The opinion of the independent legal service of the German Bundestag on the EU’s controversial proposal to scan private communications for suspected content is now available in English. The parliament’s lawyers state that it is questionable whether the current draft regulation represents any added value for the fight against (physical) sexual child abuse. Against the background of the previous case law of the EU Court of Justice on data retention, they consider it “unlikely that a general monitoring of individual communications would withstand the scrutiny of (European) fundamental rights”.
In their opinion the law would negatively impact communication behaviour of minors and generally freedom of speech and expression. Furthermore, the opinion questions the practicability of scanning technology which would produce a high number of false positives even with a low error rate, due to the sheer number of messages scanned. Lastly, the analysis echos fears already expressed in civil society for the future of end-to-end encryption. The paper points out that regardless of the technical design for circumventing encryption, third parties would be able to gain access, creating an additional threat to cyber security.

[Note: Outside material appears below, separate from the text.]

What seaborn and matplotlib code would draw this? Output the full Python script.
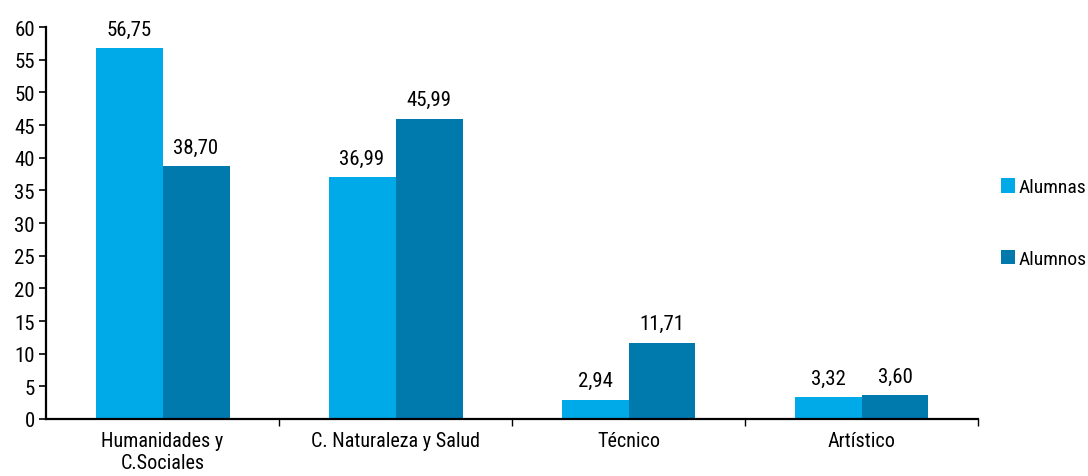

EU lawmaker Patrick Breyer (Pirate Party) comments the findings:
“There is a reason why the mandatory general monitoring scheme proposed by the EU Commission doesn’t exist anywhere else in the free world: It breaches the essence of the human right to respect the secrecy of our correspondence. How is the EU Commission helping children by proposing a regulation that will invariably fail in the European Court of Justice for violating the Charter of Fundamental Rights? If this proposal is adopted and then annulled by the Court down the line, we will have wasted years that we could have worked on more effective and proportionate solutions to protect the victims of sexual violence. We should start this work now.”